É essa mediocridade, massa amorfa onde a moral se afoga, que faz do grito do racista no estádio o grito racista do estádio. Um nazista chama o jogador de macaco e como pedra jogada na água, aquele grito racista gera ondas de repetidos xingamentos a exibir toda a baixeza daquele mar de mediocridade.

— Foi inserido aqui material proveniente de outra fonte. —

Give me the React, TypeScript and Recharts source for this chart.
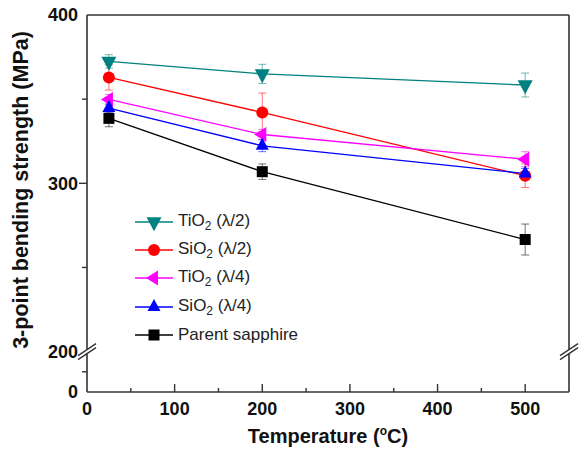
import React from 'react';
import { LineChart, Line, XAxis, YAxis, ErrorBar, Legend, ReferenceLine, ReferenceDot } from 'recharts';

const temperatures = [25, 200, 500];

const tiO2HalfStrength = [372.4, 365, 358.4];
const tiO2HalfError = [4, 5.7, 7.1];
const siO2HalfStrength = [362.9, 342.1, 304.5];
const siO2HalfError = [7.5, 11.5, 7];
const tiO2QuarterStrength = [349.8, 329, 314.3];
const tiO2QuarterError = [3, 3, 4.5];
const siO2QuarterStrength = [344.7, 322.3, 305.8];
const siO2QuarterError = [2.5, 3.5, 3];
const parentStrength = [338.6, 306.9, 266.6];
const parentError = [5, 4.6, 9.2];

const xTicks = [0, 50, 100, 150, 200, 250, 300, 350, 400, 450, 500];
// the axis is broken below 200: the bottom of the scale is shown as 0
const Y_BOTTOM = 176;
const yTicks = [Y_BOTTOM, 188, 200, 250, 300, 350, 400];
const yMajorLabels = [200, 300, 400];

const data = temperatures.map((t, i) => ({
  temp: t,
  tiO2Half: tiO2HalfStrength[i],
  tiO2HalfErr: tiO2HalfError[i],
  siO2Half: siO2HalfStrength[i],
  siO2HalfErr: siO2HalfError[i],
  tiO2Quarter: tiO2QuarterStrength[i],
  tiO2QuarterErr: tiO2QuarterError[i],
  siO2Quarter: siO2QuarterStrength[i],
  siO2QuarterErr: siO2QuarterError[i],
  parent: parentStrength[i],
  parentErr: parentError[i],
}));

type Shape = 'down' | 'circle' | 'left' | 'up' | 'square';

const series: { key: string; name: string; color: string; shape: Shape }[] = [
  { key: 'tiO2Half', name: 'TiO2 (λ/2)', color: '#008080', shape: 'down' },
  { key: 'siO2Half', name: 'SiO2 (λ/2)', color: '#ff0000', shape: 'circle' },
  { key: 'tiO2Quarter', name: 'TiO2 (λ/4)', color: '#ff00ff', shape: 'left' },
  { key: 'siO2Quarter', name: 'SiO2 (λ/4)', color: '#0000ff', shape: 'up' },
  { key: 'parent', name: 'Parent sapphire', color: '#000000', shape: 'square' },
];

const FONT = '"Liberation Sans", Arial, sans-serif';
const AXIS = '#333';

const Marker = ({ cx, cy, shape, color }: { cx?: number; cy?: number; shape: Shape; color: string }) => {
  if (cx == null || cy == null) return null;
  if (shape === 'circle') return <circle cx={cx} cy={cy} r={6} fill={color} />;
  if (shape === 'square') return <rect x={cx - 5.5} y={cy - 5.5} width={11} height={11} fill={color} />;
  if (shape === 'down') {
    const w = 7.5, h = 14;
    return <path d={`M${cx - w},${cy - h / 3}L${cx + w},${cy - h / 3}L${cx},${cy + (2 * h) / 3}Z`} fill={color} />;
  }
  if (shape === 'up') {
    const w = 6.5, h = 12;
    return <path d={`M${cx - w},${cy + h / 3}L${cx + w},${cy + h / 3}L${cx},${cy - (2 * h) / 3}Z`} fill={color} />;
  }
  const w = 12, h = 7.5;
  return <path d={`M${cx + w / 3},${cy - h}L${cx + w / 3},${cy + h}L${cx - (2 * w) / 3},${cy}Z`} fill={color} />;
};

const renderName = (name: string) =>
  name.split(/(O2)/).map((part, i) =>
    part === 'O2' ? (
      <React.Fragment key={i}>
        O<sub style={{ fontSize: 12, verticalAlign: -4 }}>2</sub>
      </React.Fragment>
    ) : (
      <React.Fragment key={i}>{part}</React.Fragment>
    )
  );

const LegendContent = (props: any) => {
  const { payload = [] } = props;
  // keep the order of the series, not the alphabetical one
  const items = series.filter((s) => payload.some((p: any) => p.value === s.name));
  return (
    <div style={{ fontFamily: FONT, fontSize: 17, color: '#222' }}>
      {items.map((s) => (
        <div key={s.key} style={{ display: 'flex', alignItems: 'center', height: 28.3 }}>
          <svg width={40} height={20} style={{ overflow: 'visible' }}>
            <line x1={1} x2={39} y1={10} y2={10} stroke={s.color} strokeWidth={1.3} />
            <Marker cx={20} cy={10} shape={s.shape} color={s.color} />
          </svg>
          <span style={{ marginLeft: 4, whiteSpace: 'nowrap' }}>{renderName(s.name)}</span>
        </div>
      ))}
    </div>
  );
};

const XTick = (props: any) => {
  const { x, y, payload } = props;
  const v = payload.value;
  const major = v % 100 === 0;
  return (
    <g>
      {v > 0 && <line x1={x} x2={x} y1={y} y2={y - (major ? 8 : 4)} stroke={AXIS} strokeWidth={1.4} />}
      {major && (
        <text x={x} y={y + 22.5} textAnchor="middle" fontFamily={FONT} fontSize={18} fontWeight="bold" fill="#111">
          {v}
        </text>
      )}
    </g>
  );
};

const YTick = (props: any) => {
  const { x, y, payload } = props;
  const v = payload.value;
  const label = v === Y_BOTTOM ? '0' : yMajorLabels.includes(v) ? String(v) : '';
  const len = v === 300 ? 8 : v === 188 || v === 250 || v === 350 ? 5 : 0;
  return (
    <g>
      {len > 0 && <line x1={x} x2={x - len} y1={y} y2={y} stroke={AXIS} strokeWidth={1.4} />}
      {label && (
        <text x={x - 9} y={y + 6.3} textAnchor="end" fontFamily={FONT} fontSize={18} fontWeight="bold" fill="#111">
          {label}
        </text>
      )}
    </g>
  );
};

const BreakMark = (props: any) => {
  const { cx, cy } = props;
  if (cx == null || cy == null) return <g />;
  return (
    <g>
      <path d={`M${cx - 9},${cy + 8}L${cx + 9},${cy - 4}L${cx + 9},${cy - 8}L${cx - 9},${cy + 4}Z`} fill="#fff" />
      <line x1={cx - 9} y1={cy + 8} x2={cx + 9} y2={cy - 4} stroke={AXIS} strokeWidth={1.4} />
      <line x1={cx - 9} y1={cy + 4} x2={cx + 9} y2={cy - 8} stroke={AXIS} strokeWidth={1.4} />
    </g>
  );
};

const YTitle = () => (
  <text
    x={28}
    y={190}
    transform="rotate(-90 28 190)"
    textAnchor="middle"
    fontFamily={FONT}
    fontSize={21.5}
    fontWeight="bold"
    fill="#111"
  >
    3-point bending strength (MPa)
  </text>
);

const XTitle = () => (
  <text x={328} y={443} textAnchor="middle" fontFamily={FONT} fontSize={20} fontWeight="bold" fill="#111">
    Temperature (
    <tspan dy={-8} fontSize={12}>
      o
    </tspan>
    <tspan dy={8}>C)</tspan>
  </text>
);

export default function App() {
  return (
    <div style={{ position: 'absolute', left: 0, top: 0, width: 582, height: 451, background: '#fff' }}>
      <LineChart width={582} height={451} data={data} margin={{ top: 15, right: 13, bottom: 29, left: 0 }}>
        <XAxis
          dataKey="temp"
          type="number"
          domain={[0, 550]}
          ticks={xTicks}
          interval={0}
          height={30}
          tickSize={0}
          tickMargin={0}
          tick={<XTick />}
          axisLine={{ stroke: AXIS, strokeWidth: 1.6 }}
          label={{ content: <XTitle /> }}
        />
        <YAxis
          type="number"
          domain={[Y_BOTTOM, 400]}
          ticks={yTicks}
          interval={0}
          width={87}
          tickSize={0}
          tickMargin={0}
          tick={<YTick />}
          axisLine={{ stroke: AXIS, strokeWidth: 1.6 }}
          label={{ content: <YTitle /> }}
        />
        <ReferenceLine y={400} stroke={AXIS} strokeWidth={1.6} />
        <ReferenceLine x={550} stroke={AXIS} strokeWidth={1.6} />
        <ReferenceDot x={0} y={200} ifOverflow="visible" shape={(p: any) => <BreakMark {...p} />} />
        <ReferenceDot x={550} y={200} ifOverflow="visible" shape={(p: any) => <BreakMark {...p} />} />
        <Legend
          layout="horizontal"
          verticalAlign="middle"
          align="center"
          content={<LegendContent />}
          wrapperStyle={{ left: 134, top: 207.5, width: 200, height: 142 }}
        />
        {series.map((s) => (
          <Line
            key={s.key}
            dataKey={s.key}
            name={s.name}
            stroke={s.color}
            strokeWidth={1.3}
            isAnimationActive={false}
            dot={(p: any) => <Marker key={`${s.key}-${p.index}`} cx={p.cx} cy={p.cy} shape={s.shape} color={s.color} />}
            activeDot={false}
          >
            <ErrorBar
              dataKey={`${s.key}Err`}
              direction="y"
              width={4}
              stroke={s.color}
              strokeOpacity={0.55}
              strokeWidth={1}
              isAnimationActive={false}
            />
          </Line>
        ))}
      </LineChart>
    </div>
  );
}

E cada um que a repete, agredindo um humano sem se dar conta de que seu ato é a decadência de toda humanidade, torna-se medíocre só pelo prazer ilusório de sentir-se poderoso. Pelo tesão de agir como quem se acha melhor que outro, melhor que muitos, melhor que todos. Não por ter algum talento excepcional, ou pelo esforço constante pelo próprio aperfeiçoamento, como faz um atleta, mas pela singeleza e insignificância da cor da pele. Ou pela eventualidade de ter nascido num lugar específico, sem se dar conta de que todos nascemos em um lugar específico e que independente da especificidade do lugar, a vida pode ser boa ou terrível. As alegrias, tristezas, bonanças e pobrezas de lugar nenhum dependem do lugar, mas das pessoas do lugar. E não há pessoas mais miseráveis que aquelas de almas medíocres.

Vinícius, já completamente distraído do jogo que ali estava para assistir, foi interrompido em seus pensamentos por outro grito da torcida. Não comemorava gol marcado ou lamentava gol sofrido. Ofendia o adversário pernambucano. Bem ao seu lado, sujeito medíocre gritava que “Brasil é Sul! Vocês são lixo! Vão embora!”. Sentiu enorme mal-estar de torcer pelo Criciúma. De estar bem ao lado dos medíocres que se acham melhores que pernambucanos só por serem catarinenses.

Recolheu-se em sua moral e foi-se embora. Preocupação de vergonha por alguém poder pensar que, por ele ser catarinense, seria como aqueles catarinenses. Vergonha por alguém imaginá-lo como medíocre. Vergonha da mediocridade de onde brotam a xenofobia, o racismo, o fascismo e todas as outras perversidades de gente que acha que só pode ser feliz se entristecer alguém.

Mesmo com a vitória de seu time, saiu triste. Naquele jogo, o Sport perdeu. E a humanidade perdeu-se na versão medíocre de si mesma.